- Born: 1924 or 1925 Chennai, Tamil Nadu, India
- Died: 14 November 2015 Pune, Maharashtra, India
- Occupation: author
- Spouse: R. K. Laxman

= Kamala Laxman =

Indian author

Kamala Laxman was an Indian author of children's books, and the wife of cartoonist R. K. Laxman.

== Early life and career ==
Laxman was born in Chennai and studied at St Thomas' Convent, and later graduated from Indraprastha College for Women, Delhi. She also received a degree in Interior Decoration from Sir J.J. School of Art in Mumbai.

The India Book House commissioned Laxman to write children's books in the 1970s. Her notable works include The Thama Stories, Raman of Tenali & Other Stories and Thama and His Missing Mother.
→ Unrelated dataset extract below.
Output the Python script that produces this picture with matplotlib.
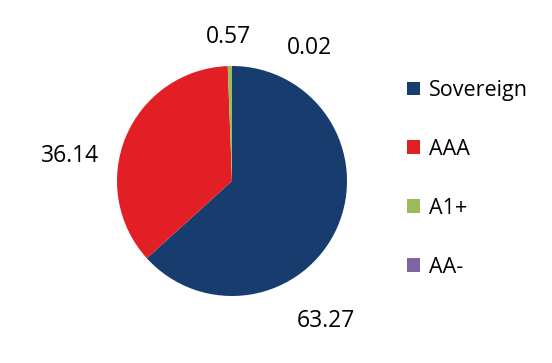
import matplotlib
matplotlib.use("Agg")
import matplotlib.pyplot as plt
from matplotlib.patches import Patch

categories = ["Sovereign", "AAA", "A1+", "AA-"]
values = [63.27, 36.14, 0.57, 0.02]
value_labels = ["63.27", "36.14", "0.57", "0.02"]
colors = ["#173d6e", "#e31f26", "#9bbb59", "#8064a2"]

plt.rcParams['font.family'] = ['Open Sans', 'DejaVu Sans']

W, H = 552, 363
fig = plt.figure(figsize=(W/100, H/100), dpi=100)
cx, cy, r = 232, 181, 115
ax = fig.add_axes([(cx - r)/W, (H - cy - r)/H, 2*r/W, 2*r/H])
ax.pie(values, colors=colors, startangle=90, counterclock=False,
       wedgeprops=dict(linewidth=0))
ax.set_aspect('equal')
ax.set_xlim(-1, 1); ax.set_ylim(-1, 1)
ax.axis('off')

# data label positions (pixels)
label_pos = {"63.27": (326, 321), "36.14": (70, 156), "0.57": (228, 37), "0.02": (309, 48)}
for lab in value_labels:
    x, y = label_pos[lab]
    fig.text(x/W, 1 - y/H, lab, ha='center', va='center', fontsize=16.5, color='black')

handles = [Patch(facecolor=c, edgecolor='none') for c in colors]
fig.legend(handles, categories, loc='upper left', bbox_to_anchor=(407/W, 1 - 80/H),
           frameon=False, fontsize=15.5, handlelength=0.6, handleheight=0.6,
           handletextpad=0.4, labelspacing=1.76, borderpad=0, borderaxespad=0)

fig.savefig("out.png", dpi=100)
Many of her works were illustrated by her husband, the cartoonist R. K. Laxman. Her stories were serialised and telecast by the Indian TV station Doordarshan.

== Personal life ==
Laxman was the life president of Mahalakshmi Ladies' Club founded by her mother in 1965 in Mumbai.

She was married to cartoonist R. K. Laxman, who was also her maternal uncle, after his divorce from his first wife, the dancer and actress Kumari Kamala. Laxman died in 2015 at the age of 90. She was survived by her son, Srinivas, a retired journalist, a daughter-in-law, Usha and a granddaughter, Rimanika.